• To do: Pictures excluded, return the lines below from the first through the line holding "return (H - B - py) / ph".

***** Provided information

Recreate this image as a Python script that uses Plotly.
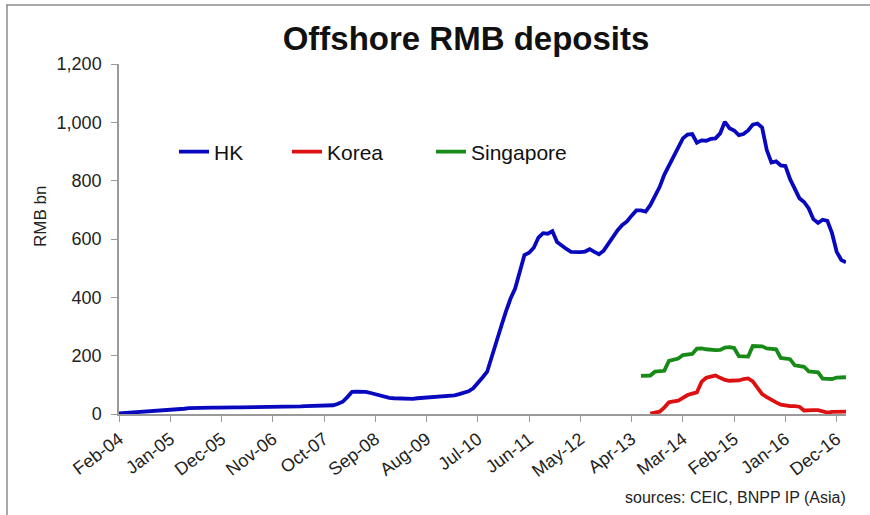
import pandas as pd
import plotly.graph_objects as go

# Monthly observation labels, Feb-04 .. Feb-17
months = pd.date_range("2004-02-01", "2017-02-01", freq="MS")
categories = list(months.strftime("%b-%y"))

# Hong Kong RMB deposits (RMB bn), monthly from Feb-04
hk = [
    2, 3, 3, 4, 5, 6, 7, 8, 10, 11, 12, 14,
    15, 17, 18, 20, 21, 22, 22, 22, 22, 22, 23, 23,
    23, 23, 23, 23, 23, 23, 23, 23, 23, 23, 23, 23,
    23, 25, 26, 26, 27, 27, 27, 27, 27, 28, 30, 35,
    42, 58, 76, 77, 77, 76, 72, 68, 64, 58, 55, 54,
    53, 52, 51, 52, 54, 55, 56, 57, 58, 59, 60, 62,
    64, 68, 72, 78, 88, 105, 125, 145, 200, 250, 300, 350,
    395, 430, 490, 545, 553, 570, 605, 620, 618, 627, 590, 576,
    566, 556, 554, 555, 557, 565, 556, 548, 560, 585, 605, 630,
    648, 660, 680, 698, 698, 694, 716, 745, 778, 820, 850, 885,
    916, 945, 958, 960, 930, 938, 937, 943, 945, 962, 1002, 980,
    972, 956, 960, 972, 992, 996, 982, 905, 862, 866, 852, 850,
    805, 775, 740, 727, 705, 668, 655, 666, 662, 620, 556, 528,
    520,
]

# Korea RMB deposits (RMB bn), monthly from Aug-13
korea_start = "Aug-13"
korea = [
    1, 4, 8, 22, 40, 43, 46, 55, 65, 70, 74, 110, 124, 128, 132,
    124, 117, 114, 114, 115, 120, 122, 112, 88, 68, 58, 48, 40,
    32, 29, 27, 27, 25, 12, 11, 13, 13, 10, 5, 7, 8, 8, 8,
]

# Singapore RMB deposits (RMB bn), monthly from Jun-13
singapore_start = "Jun-13"
singapore = [
    131, 131, 132, 145, 145, 148, 182, 185, 190, 202,
    204, 206, 224, 225, 222, 220, 219, 220, 228, 229,
    226, 198, 196, 197, 233, 234, 232, 225, 224, 222,
    192, 189, 188, 167, 165, 162, 146, 145, 143, 121,
    120, 120, 125, 127, 126,
]

tick_labels = ["Feb-04", "Jan-05", "Dec-05", "Nov-06", "Oct-07", "Sep-08",
               "Aug-09", "Jul-10", "Jun-11", "May-12", "Apr-13", "Mar-14",
               "Feb-15", "Jan-16", "Dec-16"]
y_ticks = [0, 200, 400, 600, 800, 1000, 1200]

FONT = "Arial, Liberation Sans, sans-serif"
W, H = 870, 515
L, R, T, B = 119, 24, 64, 101

k0 = categories.index(korea_start)
s0 = categories.index(singapore_start)

pw, ph = W - L - R, H - T - B


def px_x(px):
    return (px - L) / pw


def px_y(py):
    return (H - B - py) / ph


fig = go.Figure()
fig.add_trace(go.Scatter(x=categories, y=hk, name="HK", mode="lines",
                         line=dict(color="#0808BE", width=3.8), legend="legend"))
fig.add_trace(go.Scatter(x=categories[k0:], y=korea, name="Korea", mode="lines",
                         line=dict(color="#DD1111", width=3.8), legend="legend2"))
fig.add_trace(go.Scatter(x=categories[s0:], y=singapore, name="Singapore", mode="lines",
                         line=dict(color="#178A17", width=3.8), legend="legend3"))


def legend_at(px):
    return dict(orientation="h", x=px_x(px), y=px_y(152), xanchor="left",
                yanchor="middle", bgcolor="rgba(0,0,0,0)",
                font=dict(size=21, color="#111111", family=FONT))


fig.update_layout(
    width=W, height=H, autosize=False,
    margin=dict(l=L, r=R, t=T, b=B, pad=0),
    paper_bgcolor="white", plot_bgcolor="white",
    font=dict(family=FONT, color="#222222"),
    title=dict(text="<b>Offshore RMB deposits</b>", x=466 / W, xanchor="center",
               y=1 - 38 / H, yanchor="middle", xref="container", yref="container",
               font=dict(size=33, color="#111111", family=FONT)),
    showlegend=True,
    legend=legend_at(174),
    legend2=legend_at(287),
    legend3=legend_at(431),
    xaxis=dict(type="category", categoryorder="array", categoryarray=categories,
               range=[0, len(categories) - 1], tickmode="array",
               tickvals=tick_labels, ticktext=tick_labels, tickangle=-37,
               ticks="outside", ticklen=6, tickcolor="#9a9a9a",
               showline=True, linecolor="#9a9a9a", linewidth=1.5,
               showgrid=False, zeroline=False,
               tickfont=dict(size=18, color="#222222", family=FONT)),
    yaxis=dict(range=[0, 1200], tickmode="array", tickvals=y_ticks,
               tickformat=",", ticks="outside", ticklen=6, tickcolor="#9a9a9a",
               showline=True, linecolor="#9a9a9a", linewidth=1.5,
               showgrid=False, zeroline=False, ticklabelstandoff=6,
               tickfont=dict(size=18, color="#222222", family=FONT)),
    annotations=[
        dict(text="RMB bn", textangle=-90, xref="paper", yref="paper",
             x=px_x(40), y=px_y(217), showarrow=False, xanchor="center",
             yanchor="middle", font=dict(size=17, color="#222222", family=FONT)),
        dict(text="sources: CEIC, BNPP IP (Asia)", xref="paper", yref="paper",
             x=px_x(848), y=px_y(497), showarrow=False, xanchor="right",
             yanchor="middle", font=dict(size=16, color="#222222", family=FONT)),
    ],
    shapes=[
        dict(type="line", xref="paper", yref="paper", x0=px_x(6), x1=px_x(872),
             y0=px_y(5), y1=px_y(5), line=dict(color="#8c8c8c", width=1.5)),
        dict(type="line", xref="paper", yref="paper", x0=px_x(7), x1=px_x(7),
             y0=px_y(5), y1=px_y(517), line=dict(color="#8c8c8c", width=1.5)),
    ],
)

fig.write_html("out.html")
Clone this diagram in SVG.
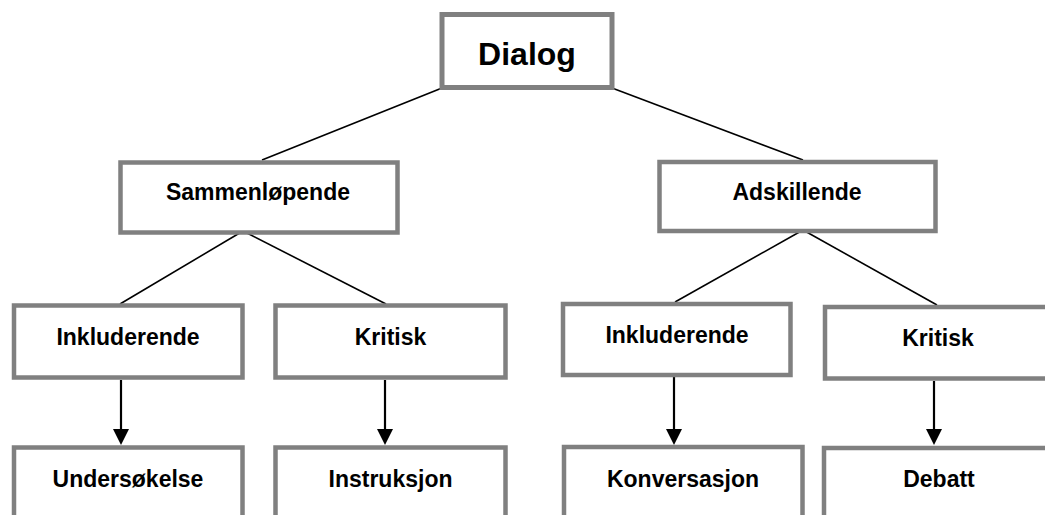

**********

• Task answer:
Recreate this image as a Python script that uses Plotly.
import pandas as pd
import plotly.graph_objects as go

# Monthly observation labels, Feb-04 .. Feb-17
months = pd.date_range("2004-02-01", "2017-02-01", freq="MS")
categories = list(months.strftime("%b-%y"))

# Hong Kong RMB deposits (RMB bn), monthly from Feb-04
hk = [
    2, 3, 3, 4, 5, 6, 7, 8, 10, 11, 12, 14,
    15, 17, 18, 20, 21, 22, 22, 22, 22, 22, 23, 23,
    23, 23, 23, 23, 23, 23, 23, 23, 23, 23, 23, 23,
    23, 25, 26, 26, 27, 27, 27, 27, 27, 28, 30, 35,
    42, 58, 76, 77, 77, 76, 72, 68, 64, 58, 55, 54,
    53, 52, 51, 52, 54, 55, 56, 57, 58, 59, 60, 62,
    64, 68, 72, 78, 88, 105, 125, 145, 200, 250, 300, 350,
    395, 430, 490, 545, 553, 570, 605, 620, 618, 627, 590, 576,
    566, 556, 554, 555, 557, 565, 556, 548, 560, 585, 605, 630,
    648, 660, 680, 698, 698, 694, 716, 745, 778, 820, 850, 885,
    916, 945, 958, 960, 930, 938, 937, 943, 945, 962, 1002, 980,
    972, 956, 960, 972, 992, 996, 982, 905, 862, 866, 852, 850,
    805, 775, 740, 727, 705, 668, 655, 666, 662, 620, 556, 528,
    520,
]

# Korea RMB deposits (RMB bn), monthly from Aug-13
korea_start = "Aug-13"
korea = [
    1, 4, 8, 22, 40, 43, 46, 55, 65, 70, 74, 110, 124, 128, 132,
    124, 117, 114, 114, 115, 120, 122, 112, 88, 68, 58, 48, 40,
    32, 29, 27, 27, 25, 12, 11, 13, 13, 10, 5, 7, 8, 8, 8,
]

# Singapore RMB deposits (RMB bn), monthly from Jun-13
singapore_start = "Jun-13"
singapore = [
    131, 131, 132, 145, 145, 148, 182, 185, 190, 202,
    204, 206, 224, 225, 222, 220, 219, 220, 228, 229,
    226, 198, 196, 197, 233, 234, 232, 225, 224, 222,
    192, 189, 188, 167, 165, 162, 146, 145, 143, 121,
    120, 120, 125, 127, 126,
]

tick_labels = ["Feb-04", "Jan-05", "Dec-05", "Nov-06", "Oct-07", "Sep-08",
               "Aug-09", "Jul-10", "Jun-11", "May-12", "Apr-13", "Mar-14",
               "Feb-15", "Jan-16", "Dec-16"]
y_ticks = [0, 200, 400, 600, 800, 1000, 1200]

FONT = "Arial, Liberation Sans, sans-serif"
W, H = 870, 515
L, R, T, B = 119, 24, 64, 101

k0 = categories.index(korea_start)
s0 = categories.index(singapore_start)

pw, ph = W - L - R, H - T - B


def px_x(px):
    return (px - L) / pw


def px_y(py):
    return (H - B - py) / ph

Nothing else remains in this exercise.